Yes, I think that could be the problem. But I do not know how uWSGI does the process handling / forking under the hood. That's why I asked if someone has some experience with this special (but common I guess) setup.

Cito commented 2 years ago

Hi @LostInDarkMath. I have looked into this now a bit more.

So what happens is that you create one connection pool, and then uwsgi forks 4 worker processes. All these workers now get a clone of that same pool, including the same pre-created 20 connections. When the first worker then asks for a connection from the pool, the pool hands out the 1st pre-created connection. But the pool of the second worker does not see that this connection is now in use, since it is a clone of the first pool only (not the same pool), so it happily hands out that same connection when asked for a dedicated connection. This causes the errors you are noticing.

One solution would be to not set up the pool with pre-created connections, i.e. to set mincached=0.

A better solution would be to create the pool dynamically with a function like this:

def get_db_pool():
    db_pool = app.config.get('DB_POOL')
    if not db_pool:
        db_pool = PooledDB(...)
        app.config['DB_POOL'] = db_pool
    return db_pool

def get_pooled_connection():
    db_pool = get_pool()
    return db_pool.dedicated_connection()

Then each worker would create its own pool the first time a connection is requested. Of course, the size of the pools should be reduced accordingly (i.e. in this case only 1/4 of the complete size).

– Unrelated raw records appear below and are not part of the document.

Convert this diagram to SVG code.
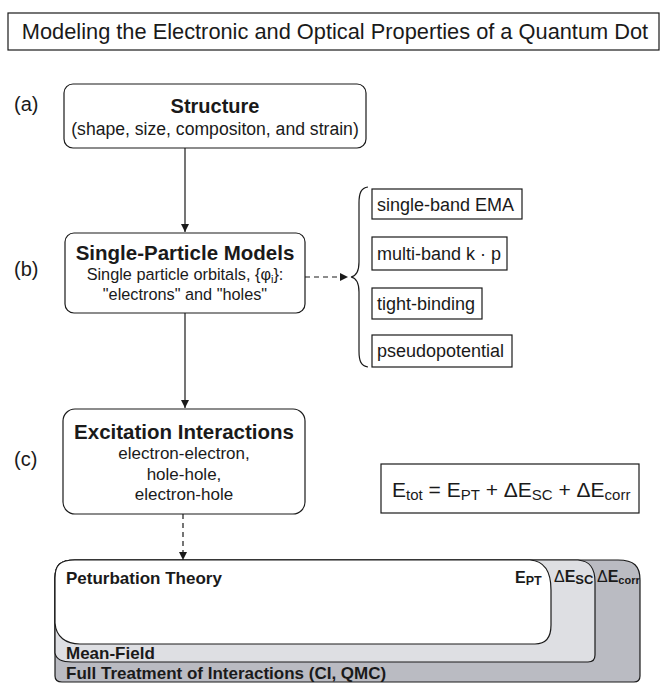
<svg xmlns="http://www.w3.org/2000/svg" width="667" height="683" viewBox="0 0 667 683">
<defs>
<style>
text{font-family:"Liberation Sans",Arial,Helvetica,sans-serif;fill:#1a1a1a}
.node{fill:#fff;stroke:#1a1a1a;stroke-width:1.2}
.box{fill:#fff;stroke:#1a1a1a;stroke-width:1.2}
.t{font-weight:bold;text-anchor:middle}
.s{text-anchor:middle;font-size:17px}
.lab{font-size:20px}
.opt{font-size:18px}
.conn{stroke:#1a1a1a;stroke-width:1.2;fill:none}
.dash{stroke-dasharray:5,4}
.b{font-weight:bold}
</style>
<marker id="ah" viewBox="0 0 10 10" refX="10" refY="5" markerWidth="8" markerHeight="8" markerUnits="userSpaceOnUse" orient="auto">
<path d="M0,0 L10,5 L0,10 Z" fill="#1a1a1a"/>
</marker>
</defs>

<g id="title">
<rect x="8" y="13" width="651" height="37" class="box"/>
<text x="335" y="39" font-size="21.8" text-anchor="middle">Modeling the Electronic and Optical Properties of a Quantum Dot</text>
</g>

<g id="labels">
<text x="14" y="111" class="lab">(a)</text>
<text x="14" y="276" class="lab">(b)</text>
<text x="14" y="466" class="lab">(c)</text>
</g>

<g id="connectors">
<line x1="185" y1="148" x2="185" y2="232" class="conn" marker-end="url(#ah)"/>
<line x1="185" y1="313" x2="185" y2="408" class="conn" marker-end="url(#ah)"/>
<line x1="183" y1="514" x2="183" y2="560" class="conn dash" marker-end="url(#ah)"/>
<line x1="305" y1="277" x2="348" y2="277" class="conn dash" marker-end="url(#ah)"/>
<path d="M368,187 C361,188 359,193 359,203 L359,262 C359,272 356,276 351,277 C356,278 359,282 359,292 L359,351 C359,361 361,366 368,367" class="conn"/>
</g>

<g id="structure">
<rect x="64" y="84" width="302" height="64" rx="9" class="node"/>
<text x="215" y="113" class="t" font-size="20">Structure</text>
<text x="215" y="135" class="s" style="font-size:17.6px">(shape, size, compositon, and strain)</text>
</g>

<g id="single-particle">
<rect x="65" y="233" width="240" height="80" rx="9" class="node"/>
<text x="185" y="260" class="t" font-size="20.5">Single-Particle Models</text>
<text x="185" y="280" class="s" style="font-size:16.3px">Single particle orbitals, {φ<tspan font-size="11" dy="3">i</tspan><tspan dy="-3">}:</tspan></text>
<text x="185" y="300" class="s" style="font-size:16.3px">"electrons" and "holes"</text>
</g>

<g id="opt-ema">
<rect x="372" y="189" width="150" height="30" class="box"/>
<text x="377" y="211" class="opt">single-band EMA</text>
</g>
<g id="opt-kp">
<rect x="372" y="237" width="135" height="33" class="box"/>
<text x="377" y="260" class="opt">multi-band k · p</text>
</g>
<g id="opt-tb">
<rect x="372" y="288" width="110" height="31" class="box"/>
<text x="377" y="310" class="opt">tight-binding</text>
</g>
<g id="opt-pp">
<rect x="372" y="335" width="140" height="32" class="box"/>
<text x="377" y="357" class="opt">pseudopotential</text>
</g>

<g id="excitation">
<rect x="63" y="409" width="242" height="105" rx="12" class="node"/>
<text x="184" y="439" class="t" font-size="20.5">Excitation Interactions</text>
<text x="184" y="459" class="s">electron-electron,</text>
<text x="184" y="480" class="s">hole-hole,</text>
<text x="184" y="500" class="s">electron-hole</text>
</g>

<g id="equation">
<rect x="381" y="464" width="258" height="49" class="box"/>
<text x="392" y="497" font-size="21">E<tspan font-size="15" dy="3">tot</tspan><tspan dy="-3"> = E</tspan><tspan font-size="15" dy="3">PT</tspan><tspan dy="-3"> + ΔE</tspan><tspan font-size="15" dy="3">SC</tspan><tspan dy="-3"> + ΔE</tspan><tspan font-size="15" dy="3">corr</tspan></text>
</g>

<g id="energy-levels">
<path d="M55,578 C55,565 60,560 75,560 L618,560 C634,560 640,566 640,580 L640,676 C640,680 638,682 634,682 L62,682 C57,682 55,680 55,676 Z" fill="#babbc2" stroke="#1a1a1a" stroke-width="1.2"/>
<path d="M55,578 C55,565 60,560 75,560 L578,560 C590,561 595,568 595,582 L595,655 C595,660 592,662 588,662 L72,662 C62,662 56,659 55,653 Z" fill="#dedfe3" stroke="#1a1a1a" stroke-width="1.2"/>
<path d="M55,578 C55,565 60,560 75,560 L530,560 C545,561 551,572 551,590 L551,625 C551,637 546,644 535,644 L80,644 C66,644 56,637 55,623 Z" fill="#fff" stroke="#1a1a1a" stroke-width="1.2"/>
<text x="66" y="584" class="b" font-size="17">Peturbation Theory</text>
<text x="66" y="659" class="b" font-size="17">Mean-Field</text>
<text x="66" y="679" class="b" font-size="17">Full Treatment of Interactions (CI, QMC)</text>
<text x="515" y="583" class="b" font-size="16">E<tspan font-size="12.5" dy="2">PT</tspan></text>
<text x="554" y="582" font-size="16"><tspan font-weight="normal">Δ</tspan><tspan font-weight="bold">E</tspan><tspan font-weight="bold" font-size="13" dy="2">SC</tspan></text>
<text x="597" y="582" font-size="16"><tspan font-weight="normal">Δ</tspan><tspan font-weight="bold">E</tspan><tspan font-weight="bold" font-size="11" dy="2">corr</tspan></text>
</g>
</svg>
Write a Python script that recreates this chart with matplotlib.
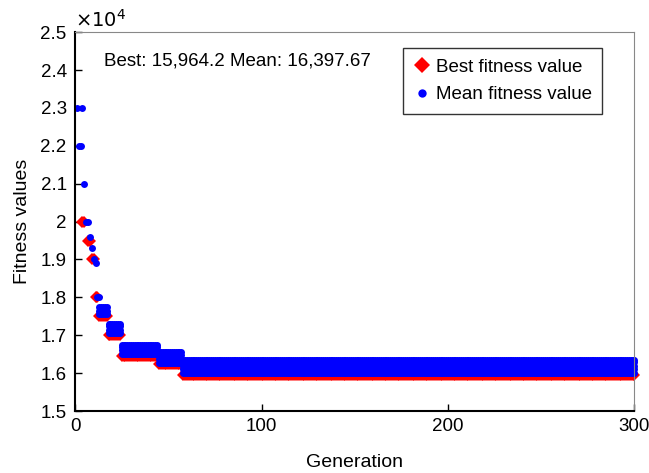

And of course, you should also configure uwsgi to use some threads for each worker process, because otherwise it does not make sense to use connection pools. These threads would then share the same connection pool.

LostInDarkMath commented 2 years ago

Thank you very much @Cito! I'll have a look at it later :)

LostInDarkMath commented 2 years ago

Your suggestions work very well for me, thank you @Cito!